Until economists actually studied the question it was assumed that raising the minimum wage would always result in some unemployment of the minimum wage workers. But not because the demand for these workers decreased as dismal and colorado say that the demand for workers goes down as the price, the wages, goes up. There are many problems with this rational, not the least of which is if employers hired employees based on supply and demand, that is their price, then any increase in wages would result in unemployment, not just increases for minimum wage workers. But in my substandard basic economics employers only hire workers when they have profitable work for them to do.
This assumption that minimum wage workers would have to be laid off if their wages increased was based on the neoclassical economics theory of "marginal productivity." This theory says that supply and demand will drive the price of the product produced down to cost of the marginal product, the cost without profit of the very last product that can be produced. That the employers will be forced to hire workers until the wages that they have to pay to hire the workers equals exactly the Iabor cost of their marginal product, the product that their labor adds to the production.

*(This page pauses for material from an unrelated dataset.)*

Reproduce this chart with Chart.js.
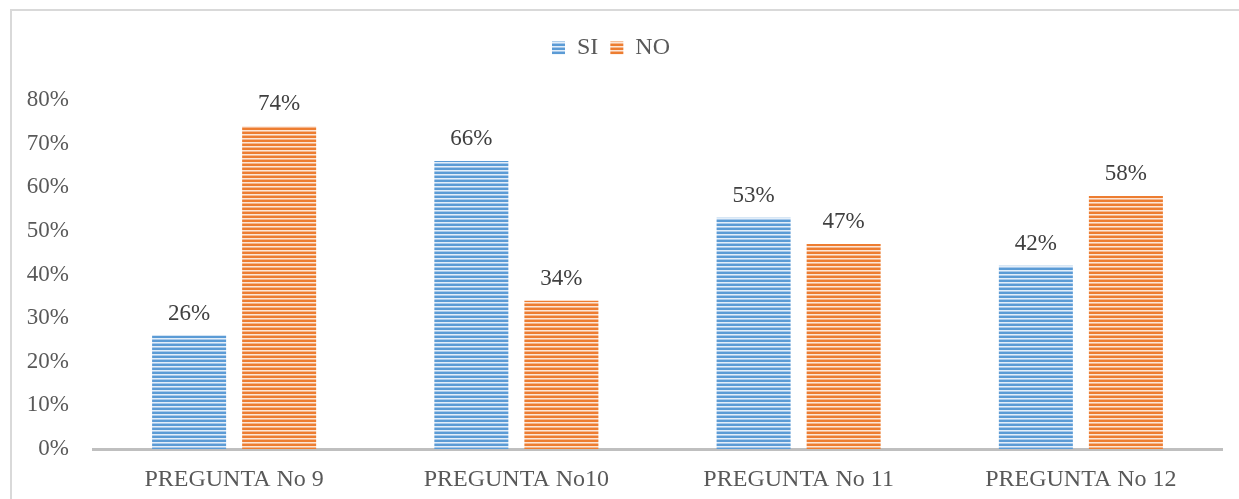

Or put simply and slightly incorrectly as, no one will pay more for an hour of work than it adds to their income. Or that if the labor rate increases beyond what is earned from the marginal product added by the added labor, then the employer will fire the worker's whose marginal product is now losing money.
There is nothing in neoclassical economics that supports dismal's and colorado's assertion that there is a demand for labor based on its costs and not how much the added labor will add to production and to the incomes of the owner.
There are possibly some exceptions that can be cited where workers have been hired when it costs the owners all or part of new hires wage. But we don't make economic policies that affect the entire economy based on exceptions.
But on the other side of the coin, whether an increase in wages will result in lay offs and widespread unemployment, there are three possible scenarios,
- dismal's and colorado's one where workers wages exceed the owners' tolerance for the wages that they will pay, even if the owners are making enough money from the sales of the marginal product provided by the workers laid off. We could call it the Coors' scenario where the owners were so blinded by their conservative ideology that they were willing to lose earnings to keep out the unions.
- That the added wages force profitable businesses to become less profitable.
- That the added wages force the owners to lose money to pay the higher wages.
Once again, like all of the questions regarding economics on this board, this question comes down to one of, how much, how fast and why? In this case, how much and how fast the minimum wage is raised. Obviously, if you raise the minimum wage to a hundred dollars an hour overnight all three of the above will be true.
Likewise, if you raise it ten cents over two years it won't have any impact. On anyone, not even the people who earn the minimum wage.
Why is easily answered. We need to address the imbalance in the economy we started doing thirty five years ago to redistribute income from wages into profits. This has resulted in a large part of the income inequality that you see today. Even if you take the rather improbable position that the supply side economics or Reaganomics policies didn't do what they intended to do, to intentionally increase income inequality to increase the money available for investment, rather that these policies failed, and that unknown and, apparently, unknowable factors caused the current income inequality that started about the same time as the Reaganomics started, then there is no obvious reason to continue and to replace them with policies intended to reverse the income inequality.
This would seem to be true if you believe that we don't have high income inequality right now because we can't reliably determine who makes what income. Or that we have had the benefits promised for Reaganomics but for some reason economists are unable to do what they were able to do in 1980, to add up the costs of all of the products sold in the country, that they can no longer find out who is unemployed and why and that we can no longer figure out how much income people now earn.
Or that income inequality doesn't harm the economy or individuals. Or that people still get promotions and raises. Or that the economy rewards CEO's, other corporate managers, bankers, college graduates who aren't teachers, coupon clippers and other passive income earners, stockbrokers, stockholders, insurance companies, real estate tycoons, hedge fund managers, payday and car title loan operations, pawn shops, hospitals and doctors, etc. with much more income than they did in 1980 now because they earn it, that they deserve it or because of technical changes in the economy that had nothing to with the Reaganomics policy changes or with any of the legislation passed by a Republican Congress or from a 5 to 4 conservative SCOTUS decision or by the now well worn virtual galaxy of other economic factors that can't be named.